RTLB practice fits within the Inquiry Cycle and each stage is visible within the RTLB practice sequence.

The following considerations are critical when planning an inquiry cycle:

  • decide how to gather evidence
  • decide how to critically analyse data
  • the collaborative process and activities scaffold learning. 

Teacher and student inquiry cycles may occur alongside the RTLB inquiry cycle:

  • student learning needs
  • learning needs of teacher/school
  • RTLB learning needs, inquiry question, beliefs and assumptions
  • Learning experiences, RTLB colleague/critical friend observations, professional literature
  • RTLB practice changes
  • teacher practice changes
  • impact for students.
Springboards to Practice

Springboards to Practice were developed as part of the Enhancing Effective Practice Special Education project.

'The Springboards weave research information together with student, parent and teacher voices into practical teaching suggestions'. Evidence is considered from the following sources:

  • professional practitioners
  • from whānau/families and young people about their lived experience
  • from research (national and international)
  • from RTLB inquiry (local action research).

8. Professional

RTLB work within the Code of Ethics for Registered Teachers.  All interactions are governed by the principles of autonomy, justice, responsible care and truth.
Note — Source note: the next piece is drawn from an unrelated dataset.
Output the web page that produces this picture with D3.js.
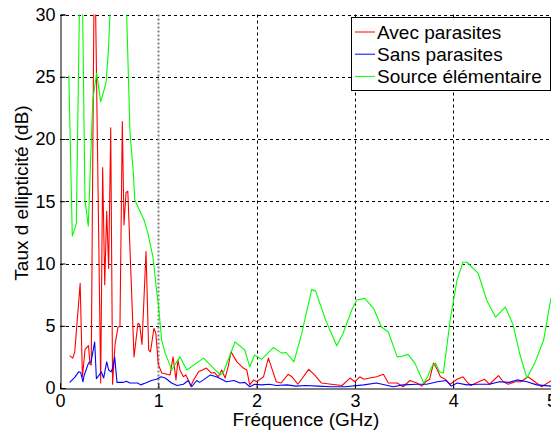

As itinerating specialist resource teachers, RTLB work across schools within a cluster.  Each of the 40 clusters are employed by a lead school board of trustees and are therefore subject to the lead school employment policies and protocols.  RTLB are employed under primary, secondary or area school collective/individual employment contracts 

RTLB act ethically, promoting positive values and maintaining and raising professional standards. They do this by:

  • gaining ongoing written, informed consent from whānau/families and/or caregivers during case work
  • familiarising themselves with relevant school policies and procedures relating to student safety and wellbeing
  • following cluster policies and protocols
  • adhering to relevant school policies and procedures related to student safety and wellbeing.